Since the start of 2009, Chinese banks have been lending money in extraordinary amounts, well more than $3 trillion. Even in a gung-ho economy like China, this is likely to end in tears, bad debts and a banking crisis.

Then the surprise news emerged that China's trade balance had gone into deficit to the tune of $7.3 billion, with exports down and imports rising not nearly enough to signal that long-awaited consumer boom. Even China isn't immune to rising oil prices.

And the euro is gearing up for what is starting to look like its annual springtime crisis, with Portugal in the front line but Spain is close to joining it after Moody's downgraded Spanish government debt.

The Brussels summit of the leaders of the eurozone countries Friday was supposed to come up with a kind of solution in which the weaker countries agree to adopt German-style fiscal discipline in return for German money. Few people think it will work and even fewer think that the EU is willing or able tackle the real underlying problems.

There are three. The first is that the interest rates being paid by the bailed-out countries, Ireland and Greece, are too high to give them much chance of repaying the money or of recovering from the crash. The second is that the eurozone banks, including the German banks, as a whole are still woefully undercapitalized. The third is that the European Central Bank last week signaled that it was poised to start raising interest rates again. This may please Germany's monetary purists but its spells even more pain for Greece, Portugal, Ireland and Spain.

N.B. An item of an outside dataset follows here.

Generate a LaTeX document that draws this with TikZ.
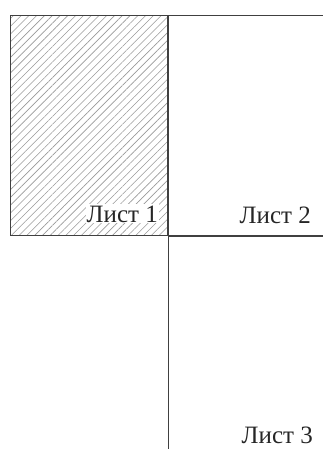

The Greek tragedy is assuming surreal dimensions, with interest rates on its 10-year bonds reaching almost 13 percent, close behind the 15 percent unemployment rate -- a dreadful misery index. One Union Bank of Switzerland analyst commented that the ECB was living in "a parallel universe," unwilling to face the reality of the Greek disaster nor to admit the real frailty of Europe's banking system.

What this means is that the four giants of the global economy, the United States, Europe, Japan and China all seem to be in trouble at once and the fragile recovery that some see in the U.S. and German manufacturing industries looks problematic.

It is one thing to cheer the modest recovery in U.S. jobs but quite another to view it in the context of the widening U.S. trade deficit. The U.S. Commerce Department last week reported the deficit on international trade in goods and services was $46.3 billion in January, up from $40.2 billion in December and $27 billion in mid-2009, when the "recovery" began. And its preliminary estimate of gross domestic product growth at 2.8 percent was a real disappointment.

And then, of course, comes the rise in the oil prices, which is never good news for the energy-hungry U.S. and German and Chinese economies, nor for many of those emerging markets whose appetite for Western exports was supposed to help the advanced economies out of trouble.